— begin —
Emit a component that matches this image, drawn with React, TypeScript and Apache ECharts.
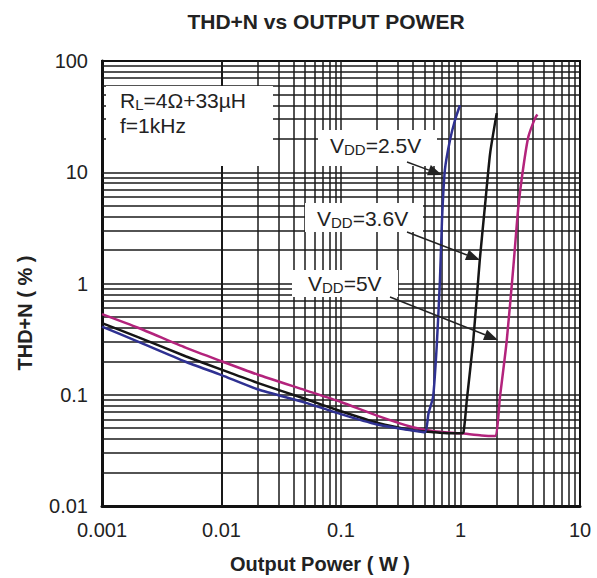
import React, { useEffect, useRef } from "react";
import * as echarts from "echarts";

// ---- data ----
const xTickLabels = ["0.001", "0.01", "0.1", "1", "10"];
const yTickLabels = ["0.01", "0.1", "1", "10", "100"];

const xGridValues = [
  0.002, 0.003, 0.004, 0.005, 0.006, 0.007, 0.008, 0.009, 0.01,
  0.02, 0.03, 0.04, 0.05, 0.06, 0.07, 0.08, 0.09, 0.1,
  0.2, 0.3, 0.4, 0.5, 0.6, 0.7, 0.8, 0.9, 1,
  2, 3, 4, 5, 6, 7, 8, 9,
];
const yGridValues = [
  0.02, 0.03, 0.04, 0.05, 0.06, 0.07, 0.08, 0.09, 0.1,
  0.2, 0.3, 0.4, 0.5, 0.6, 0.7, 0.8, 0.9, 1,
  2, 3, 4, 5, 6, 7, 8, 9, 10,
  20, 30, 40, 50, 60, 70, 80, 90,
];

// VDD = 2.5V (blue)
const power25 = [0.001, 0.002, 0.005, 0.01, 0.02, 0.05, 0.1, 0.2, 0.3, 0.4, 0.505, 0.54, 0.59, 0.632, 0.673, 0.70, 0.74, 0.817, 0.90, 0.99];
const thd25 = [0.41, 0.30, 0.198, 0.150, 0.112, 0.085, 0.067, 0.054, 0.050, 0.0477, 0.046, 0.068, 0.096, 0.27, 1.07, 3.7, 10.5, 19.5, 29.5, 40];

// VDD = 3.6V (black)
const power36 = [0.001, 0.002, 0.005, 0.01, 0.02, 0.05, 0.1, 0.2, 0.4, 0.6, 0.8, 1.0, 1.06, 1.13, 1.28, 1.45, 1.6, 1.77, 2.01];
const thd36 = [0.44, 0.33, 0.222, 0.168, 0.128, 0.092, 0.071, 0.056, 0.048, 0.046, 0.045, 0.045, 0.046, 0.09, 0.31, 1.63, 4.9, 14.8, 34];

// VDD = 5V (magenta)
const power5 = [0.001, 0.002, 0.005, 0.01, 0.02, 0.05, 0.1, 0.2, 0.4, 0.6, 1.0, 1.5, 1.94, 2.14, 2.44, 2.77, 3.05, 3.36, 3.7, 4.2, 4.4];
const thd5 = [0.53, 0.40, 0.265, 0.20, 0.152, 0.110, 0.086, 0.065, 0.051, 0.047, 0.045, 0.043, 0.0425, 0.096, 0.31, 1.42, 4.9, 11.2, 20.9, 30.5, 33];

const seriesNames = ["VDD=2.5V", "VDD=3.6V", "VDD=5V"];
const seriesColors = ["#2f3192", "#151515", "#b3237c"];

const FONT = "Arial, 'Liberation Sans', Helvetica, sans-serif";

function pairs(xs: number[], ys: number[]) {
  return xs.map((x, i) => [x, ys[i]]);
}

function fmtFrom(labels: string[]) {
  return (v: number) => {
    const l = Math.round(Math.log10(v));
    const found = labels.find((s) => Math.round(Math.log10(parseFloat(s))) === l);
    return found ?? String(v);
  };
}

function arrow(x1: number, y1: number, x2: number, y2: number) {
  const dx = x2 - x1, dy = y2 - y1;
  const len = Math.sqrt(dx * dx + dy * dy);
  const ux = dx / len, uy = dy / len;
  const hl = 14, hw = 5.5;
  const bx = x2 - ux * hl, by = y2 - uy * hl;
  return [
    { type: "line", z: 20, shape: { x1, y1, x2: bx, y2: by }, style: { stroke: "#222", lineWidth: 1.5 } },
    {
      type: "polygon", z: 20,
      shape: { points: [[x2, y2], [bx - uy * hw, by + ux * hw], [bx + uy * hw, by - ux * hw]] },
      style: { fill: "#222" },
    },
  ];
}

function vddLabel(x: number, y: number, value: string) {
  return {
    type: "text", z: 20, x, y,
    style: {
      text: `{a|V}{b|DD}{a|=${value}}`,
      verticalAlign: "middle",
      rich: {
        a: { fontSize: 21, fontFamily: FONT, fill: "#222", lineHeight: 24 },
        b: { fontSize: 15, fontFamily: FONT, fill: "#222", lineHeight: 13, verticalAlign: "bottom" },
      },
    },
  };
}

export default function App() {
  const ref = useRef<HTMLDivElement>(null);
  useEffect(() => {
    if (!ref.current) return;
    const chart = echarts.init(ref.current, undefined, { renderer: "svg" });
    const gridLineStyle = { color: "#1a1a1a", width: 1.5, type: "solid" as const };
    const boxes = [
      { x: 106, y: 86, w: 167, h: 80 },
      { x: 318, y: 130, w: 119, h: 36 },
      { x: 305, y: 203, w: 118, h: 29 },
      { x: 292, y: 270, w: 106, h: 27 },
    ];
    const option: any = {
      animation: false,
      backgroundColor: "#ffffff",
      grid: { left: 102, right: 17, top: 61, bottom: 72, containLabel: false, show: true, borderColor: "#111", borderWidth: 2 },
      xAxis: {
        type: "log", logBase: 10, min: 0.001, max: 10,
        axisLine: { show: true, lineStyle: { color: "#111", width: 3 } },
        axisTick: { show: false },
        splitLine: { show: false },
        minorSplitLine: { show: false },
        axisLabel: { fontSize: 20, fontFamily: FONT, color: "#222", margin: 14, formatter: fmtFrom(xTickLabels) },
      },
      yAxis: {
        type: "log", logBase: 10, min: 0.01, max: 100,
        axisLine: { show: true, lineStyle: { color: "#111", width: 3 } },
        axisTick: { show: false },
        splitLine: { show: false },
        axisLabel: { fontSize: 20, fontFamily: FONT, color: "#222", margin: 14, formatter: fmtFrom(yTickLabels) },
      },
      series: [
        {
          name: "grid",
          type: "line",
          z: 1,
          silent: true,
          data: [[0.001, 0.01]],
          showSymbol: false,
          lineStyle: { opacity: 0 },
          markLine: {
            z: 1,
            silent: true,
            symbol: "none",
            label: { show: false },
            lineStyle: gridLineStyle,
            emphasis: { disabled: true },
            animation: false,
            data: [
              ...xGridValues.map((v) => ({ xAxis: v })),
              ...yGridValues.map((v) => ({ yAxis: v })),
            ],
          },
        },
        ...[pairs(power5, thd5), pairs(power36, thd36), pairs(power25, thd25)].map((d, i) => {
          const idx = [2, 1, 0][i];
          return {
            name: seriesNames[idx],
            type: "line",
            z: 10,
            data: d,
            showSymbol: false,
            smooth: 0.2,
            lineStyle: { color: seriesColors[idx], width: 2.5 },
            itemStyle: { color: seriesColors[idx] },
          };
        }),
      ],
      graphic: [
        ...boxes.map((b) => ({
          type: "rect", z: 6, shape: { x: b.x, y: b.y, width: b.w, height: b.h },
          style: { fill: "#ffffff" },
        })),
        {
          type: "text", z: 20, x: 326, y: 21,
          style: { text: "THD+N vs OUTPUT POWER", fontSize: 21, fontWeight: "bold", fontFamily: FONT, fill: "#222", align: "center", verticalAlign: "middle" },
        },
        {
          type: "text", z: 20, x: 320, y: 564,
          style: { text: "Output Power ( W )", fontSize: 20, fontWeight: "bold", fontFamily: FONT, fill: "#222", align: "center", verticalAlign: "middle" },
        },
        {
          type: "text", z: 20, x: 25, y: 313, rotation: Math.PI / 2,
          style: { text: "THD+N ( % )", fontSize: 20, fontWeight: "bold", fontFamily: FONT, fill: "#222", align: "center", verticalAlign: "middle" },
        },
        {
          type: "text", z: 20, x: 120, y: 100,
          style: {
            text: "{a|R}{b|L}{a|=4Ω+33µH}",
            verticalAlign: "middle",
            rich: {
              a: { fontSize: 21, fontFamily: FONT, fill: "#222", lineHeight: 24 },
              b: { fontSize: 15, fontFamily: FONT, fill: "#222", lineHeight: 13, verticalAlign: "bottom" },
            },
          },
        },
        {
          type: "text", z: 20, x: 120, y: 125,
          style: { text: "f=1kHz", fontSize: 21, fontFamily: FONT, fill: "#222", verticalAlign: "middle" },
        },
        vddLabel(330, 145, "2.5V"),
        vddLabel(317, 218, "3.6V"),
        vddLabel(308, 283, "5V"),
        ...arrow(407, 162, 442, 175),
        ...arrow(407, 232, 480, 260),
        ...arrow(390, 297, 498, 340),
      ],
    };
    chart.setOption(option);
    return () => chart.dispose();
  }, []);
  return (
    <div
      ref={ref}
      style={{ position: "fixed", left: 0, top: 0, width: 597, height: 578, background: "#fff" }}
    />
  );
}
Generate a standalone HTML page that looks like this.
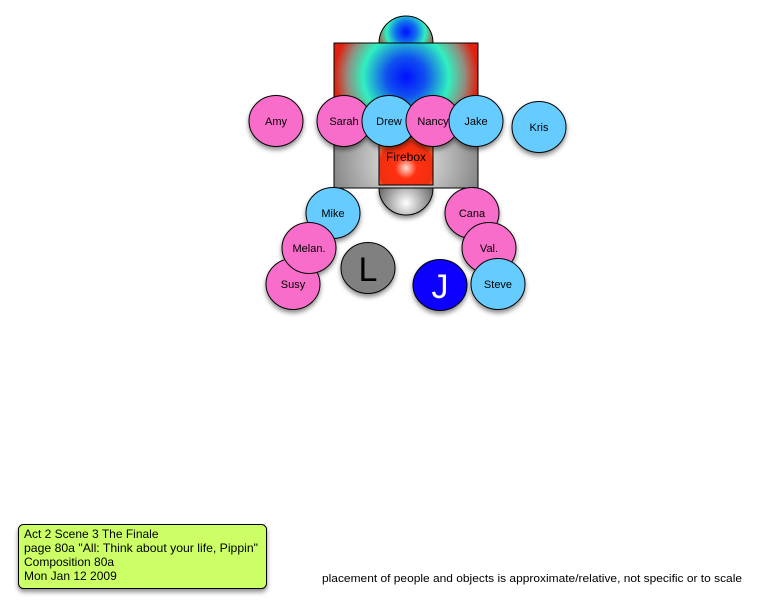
— end —
Task directions
Pull out and copy each line containing the string "this".

Reply
Emit a component that matches this image, drawn with React, TypeScript and Apache ECharts.
Generate a standalone HTML page that looks like this.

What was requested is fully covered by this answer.